Sunday, August 27, 2017

American Pulp How Paperbacks Brought Modernism in Main Street by Paula Rabinowitz

Henry James (Portrait of a Lady, Washington Square) anticipated the arrival of pulps in a close future in one of his writings. It was clear that literature couldn't remain close in a temple for just few people.
It was important a standardization of the phenomenon for permitting to everyone of enjoying classics, crimes stories, romantic novels, new books in general and mainly what it could have been produced by the various publishing houses and writers.

Not only: pulps meant also a trip across the culture of the USA during the various decades. Amazing and impressive. In a pulp we find the history of a country in perennial change, with its contradictions and beauty.
American Pulp How paperbacks  Brought Modernism in Main Street by Paula Rabinowitz is a very excellent paperback book, it couldn't be different, with a beautiful suggestive cover, published by Princeton University Press and a real impressive study about the various genres of pulps.
Rabinowitz tells she is a pulp addicted thanks to her parents and she loves to collecting pulps.

From the housewife intrigued by love-stories to the student searching for classics in the past read only thanks to local libraries, passing through the business-man, the teacher or the working-class man in search for a good book to read, pulps were in grade to satisfy all the necessities of the diversified customers.
And paperbacks helped a lot the construction, the building of a culture, presenting also a moment of escapism from reality.

Legend wants that pulps were born thanks to Allan Lane's intuition in 1935.
Mr. Lane was the manager director of Bodley Head Publishers and he was waiting for the train in a railway station and at the same time, bored, he was searching for something to read.
Not finding anything interesting the idea: it would have been good to publish cheap paperbacks for everyone, distributed everywhere, so that people could live them as part of their lives and daily shopping. But it was Penguin that made the real difference.

Penguin was born at first with this mission: publishing indestructible paperbacks just for a dime. Penguin produced an indestructible product, timeless in every sense giving to the readers all the best, from classics, to crime, from children's paperback book thanks to their children's division Puffin, to essays.
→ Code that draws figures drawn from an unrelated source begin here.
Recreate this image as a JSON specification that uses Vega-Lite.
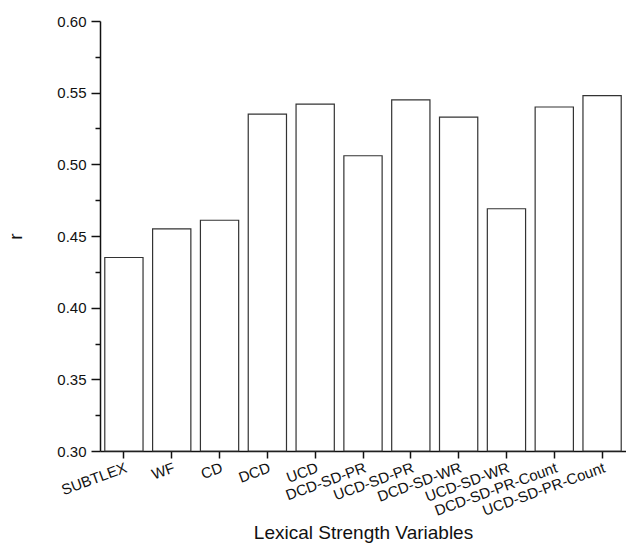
{
  "$schema": "https://vega.github.io/schema/vega-lite/v6.json",
  "autosize": "none",
  "width": 526,
  "height": 430,
  "padding": {"left": 100, "top": 21, "right": 0, "bottom": 94},
  "background": "white",
  "config": {"view": {"stroke": null}, "font": "Liberation Sans"},
  "data": {"values": [
    {"var": "SUBTLEX", "r": 0.435},
    {"var": "WF", "r": 0.455},
    {"var": "CD", "r": 0.461},
    {"var": "DCD", "r": 0.535},
    {"var": "UCD", "r": 0.542},
    {"var": "DCD-SD-PR", "r": 0.506},
    {"var": "UCD-SD-PR", "r": 0.545},
    {"var": "DCD-SD-WR", "r": 0.533},
    {"var": "UCD-SD-WR", "r": 0.469},
    {"var": "DCD-SD-PR-Count", "r": 0.540},
    {"var": "UCD-SD-PR-Count", "r": 0.548}
  ]},
  "mark": {"type": "bar", "fill": "white", "stroke": "#333", "strokeWidth": 1.2},
  "encoding": {
    "x": {
      "field": "var", "type": "nominal", "sort": null,
      "scale": {"paddingInner": 0.2, "paddingOuter": 0.1},
      "axis": {
        "title": "Lexical Strength Variables",
        "titleFont": "Liberation Sans", "titleFontSize": 19, "titleFontWeight": "normal",
        "titleColor": "#111", "titlePadding": 0, "titleY": 87, "titleBaseline": "alphabetic",
        "labelAngle": -20, "labelAlign": "right", "labelBaseline": "top",
        "labelFont": "Liberation Sans", "labelFontSize": 15, "labelColor": "#111",
        "labelPadding": 2, "labelOverlap": false, "labelLimit": 0,
        "tickSize": 7, "tickWidth": 1.5, "tickColor": "#111",
        "domainColor": "#111", "domainWidth": 1.5
      }
    },
    "y": {
      "field": "r", "type": "quantitative",
      "scale": {"domain": [0.3, 0.6], "nice": false, "zero": false},
      "axis": {
        "title": "r",
        "titleFont": "Liberation Sans", "titleFontSize": 19, "titleFontWeight": "normal",
        "titleColor": "#111", "titleAngle": -90, "titleX": -85, "titleY": 215,
        "titleAlign": "center", "titleBaseline": "middle",
        "values": [0.3, 0.325, 0.35, 0.375, 0.4, 0.425, 0.45, 0.475, 0.5, 0.525, 0.55, 0.575, 0.6],
        "labelExpr": "round(datum.value*1000) % 50 === 0 ? format(datum.value, '.2f') : ''",
        "labelFont": "Liberation Sans", "labelFontSize": 15, "labelColor": "#111",
        "labelPadding": 5, "labelFlush": false,
        "tickSize": {"condition": {"test": "round(datum.value*1000) % 50 === 0", "value": 9}, "value": 5},
        "tickWidth": 1.5, "tickColor": "#111",
        "domainColor": "#111", "domainWidth": 1.5,
        "grid": false
      }
    },
    "y2": {"datum": 0.3}
  }
}
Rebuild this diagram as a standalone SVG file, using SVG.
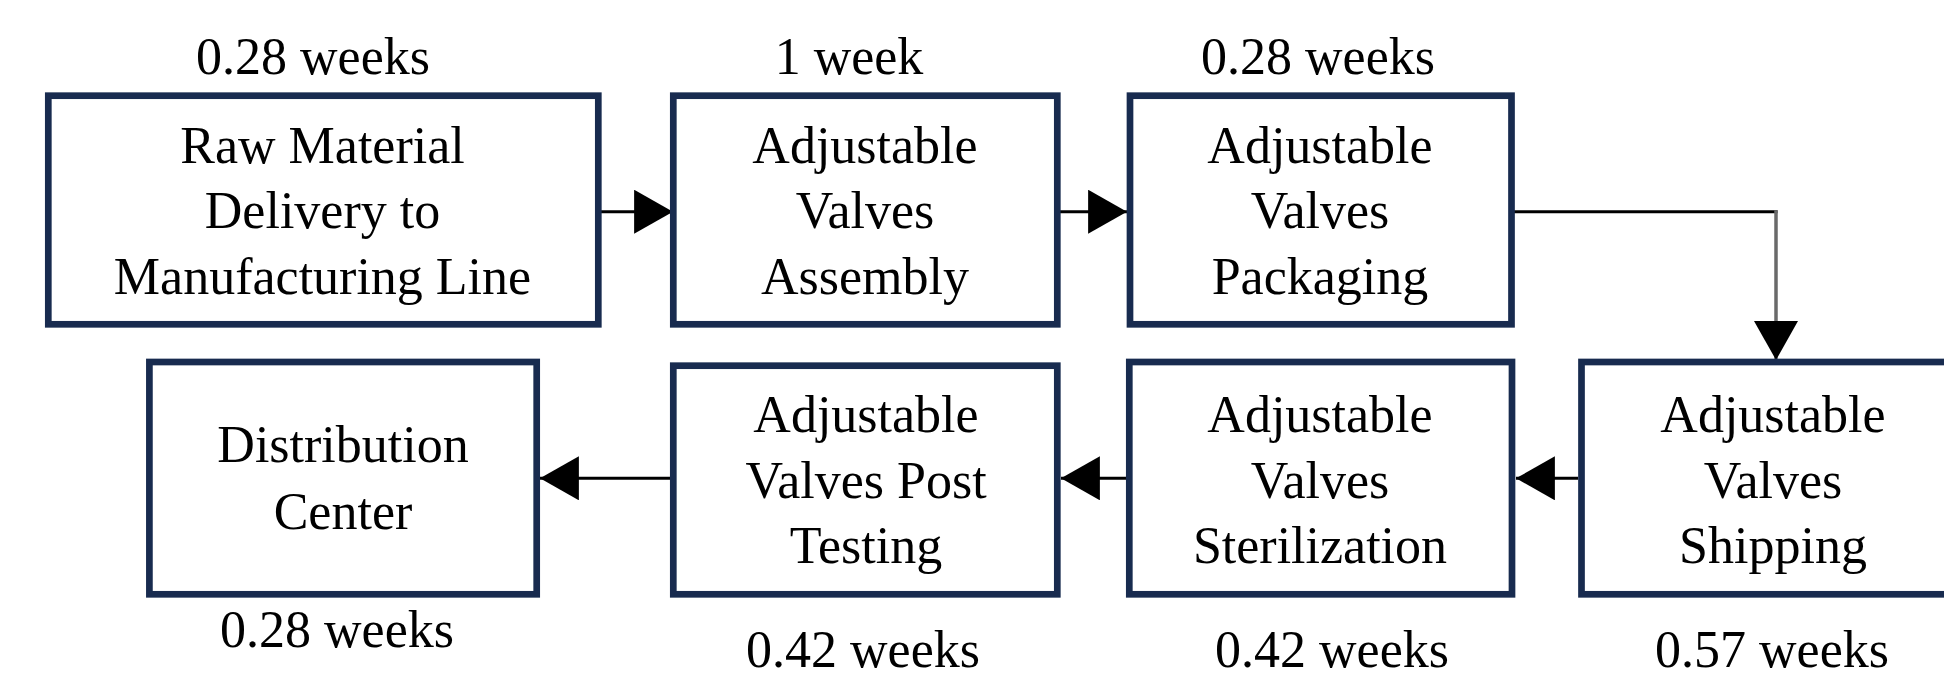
<svg xmlns="http://www.w3.org/2000/svg" width="1944" height="678" viewBox="0 0 1944 678">
<defs>
<style>
.box{fill:#ffffff;stroke:#182b4f;stroke-width:6.7}
.t{font-family:"Liberation Serif","Times New Roman",serif;font-size:52px;fill:#000;text-anchor:middle}
.c{fill:none;stroke:#000;stroke-width:3}
</style>
<marker id="ah" markerUnits="userSpaceOnUse" markerWidth="40" markerHeight="44" viewBox="0 0 38 43" refX="38" refY="21.5" orient="auto">
<path d="M0,0 L38,21.5 L0,43 Z" fill="#000"/>
</marker>
</defs>
<rect width="1944" height="678" fill="#ffffff"/>
<g id="connectors">
<line class="c" x1="601" y1="211.7" x2="673" y2="211.7" marker-end="url(#ah)"/>
<line class="c" x1="1060" y1="211.7" x2="1127" y2="211.7" marker-end="url(#ah)"/>
<line class="c" x1="1513" y1="211.7" x2="1777.5" y2="211.7"/>
<line class="c" x1="1776" y1="210.2" x2="1776" y2="360" marker-end="url(#ah)" style="stroke:#6a6a6a;stroke-width:3.5"/>
<line class="c" x1="1578" y1="478.3" x2="1516" y2="478.3" marker-end="url(#ah)"/>
<line class="c" x1="1126" y1="478.3" x2="1061" y2="478.3" marker-end="url(#ah)"/>
<line class="c" x1="670" y1="478.3" x2="540" y2="478.3" marker-end="url(#ah)"/>
</g>
<g id="n1">
<text class="t" x="313" y="74">0.28 weeks</text>
<rect class="box" x="48.3" y="95.7" width="550" height="228.6"/>
<text class="t" x="322.5" y="162.5">Raw Material</text>
<text class="t" x="322.5" y="228">Delivery to</text>
<text class="t" x="322.5" y="293.5">Manufacturing Line</text>
</g>
<g id="n2">
<text class="t" x="849" y="74">1 week</text>
<rect class="box" x="673.3" y="95.7" width="384" height="228.6"/>
<text class="t" x="865" y="162.5">Adjustable</text>
<text class="t" x="865" y="228">Valves</text>
<text class="t" x="865" y="293.5">Assembly</text>
</g>
<g id="n3">
<text class="t" x="1318" y="74">0.28 weeks</text>
<rect class="box" x="1130" y="95.7" width="381.5" height="228.6"/>
<text class="t" x="1320" y="162.5">Adjustable</text>
<text class="t" x="1320" y="228">Valves</text>
<text class="t" x="1320" y="293.5">Packaging</text>
</g>
<g id="n4">
<rect class="box" x="1581.5" y="362" width="400" height="232.3"/>
<text class="t" x="1773" y="432">Adjustable</text>
<text class="t" x="1773" y="498">Valves</text>
<text class="t" x="1773" y="563">Shipping</text>
<text class="t" x="1772" y="667">0.57 weeks</text>
</g>
<g id="n5">
<rect class="box" x="1129.3" y="362" width="382.7" height="232.3"/>
<text class="t" x="1320" y="432">Adjustable</text>
<text class="t" x="1320" y="498">Valves</text>
<text class="t" x="1320" y="563">Sterilization</text>
<text class="t" x="1332" y="667">0.42 weeks</text>
</g>
<g id="n6">
<rect class="box" x="673.3" y="365.7" width="384" height="228.6"/>
<text class="t" x="866" y="432">Adjustable</text>
<text class="t" x="866" y="498">Valves Post</text>
<text class="t" x="866" y="563">Testing</text>
<text class="t" x="863" y="667">0.42 weeks</text>
</g>
<g id="n7">
<rect class="box" x="149.4" y="362" width="387.3" height="232.3"/>
<text class="t" x="343" y="462">Distribution</text>
<text class="t" x="343" y="529">Center</text>
<text class="t" x="337" y="647">0.28 weeks</text>
</g>
</svg>
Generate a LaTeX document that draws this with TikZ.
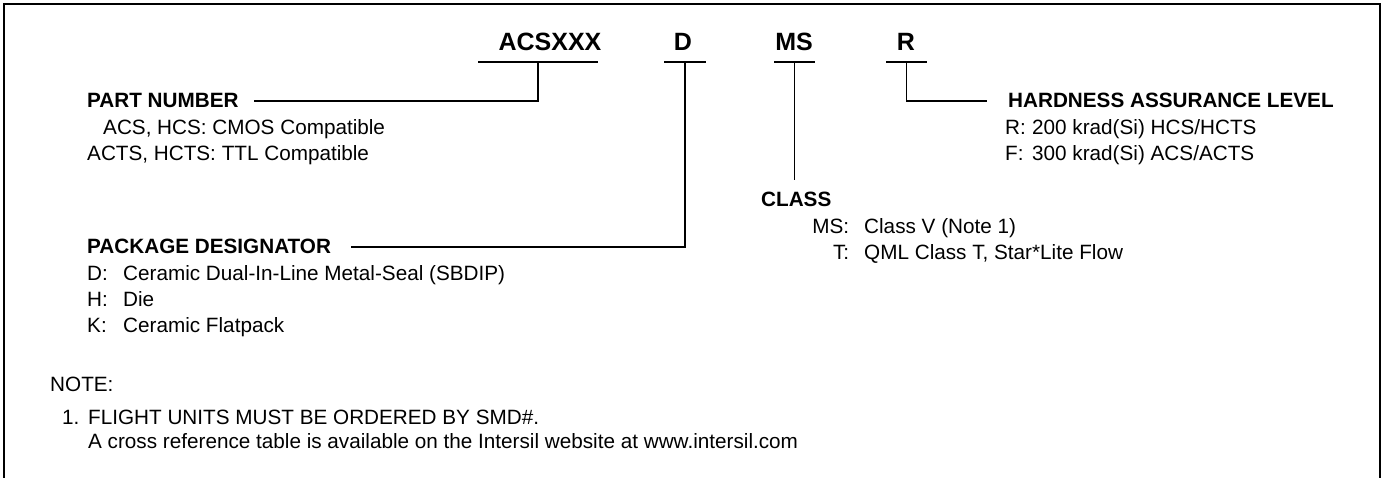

The concept of literature changed drastically. It was important to reach everyone and everywhere. In grocery stores, train stations, news agencies, wherever there was a place interested to selling pulps. People started to read in everyplace. At a cafe, waiting for the arrival of a bus, or in a bus. In a train station or in the train, while they were waiting for a dentist's visit, in a park.

These paperbacks, little, thin, light, were the best friends you could think of bringing with you in the bag while you went for some shopping, or you traveled somewhere. Discreet, available when necessary, strong enough for surviving at the time, they're still fascinating items to be kept with religious respect in a house.

Certain people were more lucky than other ones and they had in their houses hardback classics and many other books as well, but bringing somewhere a hardback meant a lot of weight and a stoic work.

Plus all the rest of people, from the working-class to students, needed to be helped, for starting to read, for discovering fascinating new worlds,  great adventures, beautiful thrillers, crimes, and so on. These generations would have grown-up with a culture available to everyone for a very cheap price. Beautiful!
Every person would have wanted to pick up a pulp. 

Covers were studied for attracting the various customers. These covers could be seductive, violent, explicit, anticipating a lot the plot of the story and anticipating the desire of the reader, all happy to "jump" into that story with all herself/himself.

Readers discovered black writers like Perty, a genre dedicated to gay-lesbians, a novelty, but also important thematic like war, with books treating Hiroshima and what it meant the nuclear war in Japan because the USA have always been in grade to looking forward, looking with very modern eyes at the expectations of the readers offering to their avid readers what the reality was producing in that exact moment, for motivating them, for keeping in their readers a critic eye about the reality and for growing up generations of intelligent, modern, informed readers.

Slowly these paperbacks disappeared and in recent times it seemed also that the book with the advent of the net would have been disappeared, killed and buried by the eBook like it happened for letters as physical object.
But, irony of the irony, if everything else was destroyed by the net in more or less 24 years, letters became e-,mails, postcards e-cards, just two example, the book  survived! at this cultural revolution more alive than before and more strong than ever. Yes. It survived at the worst predictions, and it will remain with us forever.

I truly suggest to everyone this book by Princeton University Press. It can be good for a student in search for some material because there is a lot about pulps genres in this book for a research or thesis, but also for a personal curiosity.
Pulps changed the history of the reading in the USA and its citizens. It says a lot about a winning policy looking at culture, people, their intelligence and instruction because as I say often it's not important what you read but that you keep reading :-)


I thank Princeton University Press for the physical copy of this book!